In a little bit more than a year ago I got my first FPGA, the Digilent CMOD S7. FPGAs are quite flexible and can be used as programmable logic devices, but also as microcontrollers, since the programmable logic can be used to build a microcontroller. The programmable logic is flexible enough to allow you to design your own microcontroller, but this would be very time consuming. There are many microcontroller architectures that are available for FPGAs, but 2 are very popular and well supported by Xilinx: Microblaze and the ARM Cortex-M.
As I only had experience with the lowest level side of FPGAs (Verilog), I thought it would be a good idea to learn a bit about how to build a Microblaze microcontroller and program it to read sensor data from a PmodNAV (A 9-axis motion sensor + barometer PMOD board).
I first build a Microblaze softcore and connected it to the PMOD block like this:
The designed microcontroller uses the FPGA internal memory, and connects 4 LEDs, 4 push buttons, Digilent's PmodNAV and the virtual serial port. After building the microcontroller, one can program it using Vitis, an Eclipse-based IDE.
While experimenting with an program example from a webinar of Adam Taylor, I noticed that my mouse pointer tended to randomly jump across the screen. At the beginning I was a bit annoyed as I thought I would have to buy a new mouse, but later I found that Windows was for some reason detecting the FPGA virtual serial port as a serial mouse. The mouse pointer issue gave me an idea: to use the FPGA accelerometer and buttons as a pointer device.
I began exploring serial mouse protocols, but I could not get Windows to detect the FPGA as a serial mouse. I ran into a few problems: I couldn't get any information on the communication protocol of the mouse detected when running the webinar example, and apparently Windows could recognize the serial mouse only when rebooting. After a few reboots I abandoned my attempts of trying make Windows detect the FPGA as a mouse, and decided to write my own Windows driver.
Using the example as template I modified it to read the FPGA buttons, turn the LEDs on when they get pressed, and increased the reading speed of the PmodNAV accelerometer. The button and accelerometer data was packaged in a 10 byte packet. Only the first byte of the packet has the bit 7 set to 1, the other bytes have the bit 7 set to 0. This is done to synch the packets at the receiving end. The X, Y, Z gyro coordinates were encoded as a 17 bits (1 sign bit + 16 fixed point bits) so each axis required 3 bytes, the button status was sent in a single byte.

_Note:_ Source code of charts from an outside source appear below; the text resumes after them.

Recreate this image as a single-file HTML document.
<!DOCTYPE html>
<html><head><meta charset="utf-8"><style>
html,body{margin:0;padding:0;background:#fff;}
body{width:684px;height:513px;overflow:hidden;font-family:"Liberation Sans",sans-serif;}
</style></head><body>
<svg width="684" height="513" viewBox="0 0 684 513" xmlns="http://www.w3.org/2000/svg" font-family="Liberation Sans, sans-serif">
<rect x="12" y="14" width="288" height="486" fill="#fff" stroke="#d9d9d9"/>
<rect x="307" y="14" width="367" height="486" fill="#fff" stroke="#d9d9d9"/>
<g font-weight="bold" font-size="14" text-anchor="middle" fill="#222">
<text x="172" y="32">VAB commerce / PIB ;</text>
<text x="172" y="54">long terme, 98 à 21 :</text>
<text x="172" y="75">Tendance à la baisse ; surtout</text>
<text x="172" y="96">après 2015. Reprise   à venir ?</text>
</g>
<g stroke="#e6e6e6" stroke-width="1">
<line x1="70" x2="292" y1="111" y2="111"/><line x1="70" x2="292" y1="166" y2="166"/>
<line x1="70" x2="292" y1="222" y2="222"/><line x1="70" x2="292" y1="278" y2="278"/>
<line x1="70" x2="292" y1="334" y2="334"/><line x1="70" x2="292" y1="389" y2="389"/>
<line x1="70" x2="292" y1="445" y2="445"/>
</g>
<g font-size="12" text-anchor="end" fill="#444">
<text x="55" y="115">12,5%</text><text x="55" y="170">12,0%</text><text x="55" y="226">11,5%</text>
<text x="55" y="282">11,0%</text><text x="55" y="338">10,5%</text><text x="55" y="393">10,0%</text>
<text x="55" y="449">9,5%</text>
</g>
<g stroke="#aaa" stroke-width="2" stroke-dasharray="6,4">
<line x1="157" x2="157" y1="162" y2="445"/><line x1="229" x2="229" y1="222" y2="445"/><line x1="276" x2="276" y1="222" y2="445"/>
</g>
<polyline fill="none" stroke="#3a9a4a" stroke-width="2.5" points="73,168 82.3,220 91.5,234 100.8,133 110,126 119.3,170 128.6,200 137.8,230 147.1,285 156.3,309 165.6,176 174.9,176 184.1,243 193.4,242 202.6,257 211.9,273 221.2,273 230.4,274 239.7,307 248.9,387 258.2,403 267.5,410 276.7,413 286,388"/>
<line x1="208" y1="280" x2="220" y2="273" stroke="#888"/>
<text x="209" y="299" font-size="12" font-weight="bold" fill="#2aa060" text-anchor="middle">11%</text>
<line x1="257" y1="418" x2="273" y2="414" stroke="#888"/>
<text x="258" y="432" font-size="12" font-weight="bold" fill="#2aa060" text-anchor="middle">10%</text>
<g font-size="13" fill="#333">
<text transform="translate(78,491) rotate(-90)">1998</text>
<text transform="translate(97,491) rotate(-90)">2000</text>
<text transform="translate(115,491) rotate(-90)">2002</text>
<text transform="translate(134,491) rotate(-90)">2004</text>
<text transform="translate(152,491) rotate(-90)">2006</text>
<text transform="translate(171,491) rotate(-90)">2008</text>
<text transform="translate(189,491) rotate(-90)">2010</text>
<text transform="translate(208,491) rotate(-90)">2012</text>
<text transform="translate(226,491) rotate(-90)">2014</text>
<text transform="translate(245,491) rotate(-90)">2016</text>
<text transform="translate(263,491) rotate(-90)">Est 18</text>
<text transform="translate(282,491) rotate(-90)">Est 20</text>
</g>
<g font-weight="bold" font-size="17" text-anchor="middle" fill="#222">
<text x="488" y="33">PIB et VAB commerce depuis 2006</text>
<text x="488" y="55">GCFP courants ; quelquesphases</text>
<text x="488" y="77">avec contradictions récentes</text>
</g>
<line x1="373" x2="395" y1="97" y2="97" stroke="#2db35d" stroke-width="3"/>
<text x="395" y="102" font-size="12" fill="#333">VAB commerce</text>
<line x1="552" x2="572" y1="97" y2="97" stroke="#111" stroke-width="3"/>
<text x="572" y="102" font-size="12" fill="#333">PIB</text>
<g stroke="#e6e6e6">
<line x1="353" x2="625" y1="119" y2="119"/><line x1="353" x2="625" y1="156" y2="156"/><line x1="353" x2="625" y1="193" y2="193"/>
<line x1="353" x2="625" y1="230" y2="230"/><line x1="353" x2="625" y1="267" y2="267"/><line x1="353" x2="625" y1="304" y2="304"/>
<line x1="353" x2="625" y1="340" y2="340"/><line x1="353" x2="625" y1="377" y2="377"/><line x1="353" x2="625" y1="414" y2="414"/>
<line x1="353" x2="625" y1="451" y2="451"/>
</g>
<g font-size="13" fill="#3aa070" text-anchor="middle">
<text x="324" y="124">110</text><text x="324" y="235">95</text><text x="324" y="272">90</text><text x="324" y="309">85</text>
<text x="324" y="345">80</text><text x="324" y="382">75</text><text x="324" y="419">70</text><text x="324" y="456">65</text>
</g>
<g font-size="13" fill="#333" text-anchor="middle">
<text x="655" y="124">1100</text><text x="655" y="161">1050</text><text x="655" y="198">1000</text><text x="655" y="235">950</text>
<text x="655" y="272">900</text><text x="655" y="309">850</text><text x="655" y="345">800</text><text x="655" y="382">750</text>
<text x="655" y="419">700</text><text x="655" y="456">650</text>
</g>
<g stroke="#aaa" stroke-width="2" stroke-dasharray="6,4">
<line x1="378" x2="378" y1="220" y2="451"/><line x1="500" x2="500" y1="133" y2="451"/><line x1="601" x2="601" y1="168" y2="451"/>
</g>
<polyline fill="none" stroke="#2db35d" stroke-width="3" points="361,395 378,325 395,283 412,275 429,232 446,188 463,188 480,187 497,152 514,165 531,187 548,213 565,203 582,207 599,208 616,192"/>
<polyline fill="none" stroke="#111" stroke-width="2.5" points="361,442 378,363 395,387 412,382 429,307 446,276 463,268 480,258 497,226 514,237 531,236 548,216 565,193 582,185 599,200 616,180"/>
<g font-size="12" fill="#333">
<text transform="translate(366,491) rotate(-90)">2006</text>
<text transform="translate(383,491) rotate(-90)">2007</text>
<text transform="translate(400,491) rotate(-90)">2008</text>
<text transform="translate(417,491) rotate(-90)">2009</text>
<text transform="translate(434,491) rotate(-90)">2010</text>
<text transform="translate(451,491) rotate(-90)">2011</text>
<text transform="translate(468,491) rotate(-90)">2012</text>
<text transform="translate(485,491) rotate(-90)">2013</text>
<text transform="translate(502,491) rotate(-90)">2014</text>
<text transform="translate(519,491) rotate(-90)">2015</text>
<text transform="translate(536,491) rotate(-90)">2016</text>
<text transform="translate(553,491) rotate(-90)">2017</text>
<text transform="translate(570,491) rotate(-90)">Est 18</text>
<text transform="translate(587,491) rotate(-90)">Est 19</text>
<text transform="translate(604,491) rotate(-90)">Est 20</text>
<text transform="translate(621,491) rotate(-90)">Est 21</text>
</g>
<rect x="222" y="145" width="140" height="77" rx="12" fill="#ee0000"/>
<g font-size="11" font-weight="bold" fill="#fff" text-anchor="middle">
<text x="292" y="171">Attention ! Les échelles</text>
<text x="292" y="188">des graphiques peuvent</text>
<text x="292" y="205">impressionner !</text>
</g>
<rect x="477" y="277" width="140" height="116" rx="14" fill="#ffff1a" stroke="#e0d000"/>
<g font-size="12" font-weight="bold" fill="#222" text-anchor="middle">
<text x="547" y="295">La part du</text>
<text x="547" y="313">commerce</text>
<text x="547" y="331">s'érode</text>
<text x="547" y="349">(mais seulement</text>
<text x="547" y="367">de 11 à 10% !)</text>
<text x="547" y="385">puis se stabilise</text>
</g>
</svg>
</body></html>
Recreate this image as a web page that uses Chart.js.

The driver was programmed using C++ and the win32 library, it was not a low-level driver, just a console program that read the serial port and updated the mouse pointer every time it read a new packet.
After some tweaking and the addition of acceleration I was able to use the accelerometer-mouse to move windows, and press icons and buttons. The final result was not as easy to use as a mouse, but it was by no means terrible; I would say it was probably easier to use than my Thinkpad's pointing stick, but harder than its touchpad.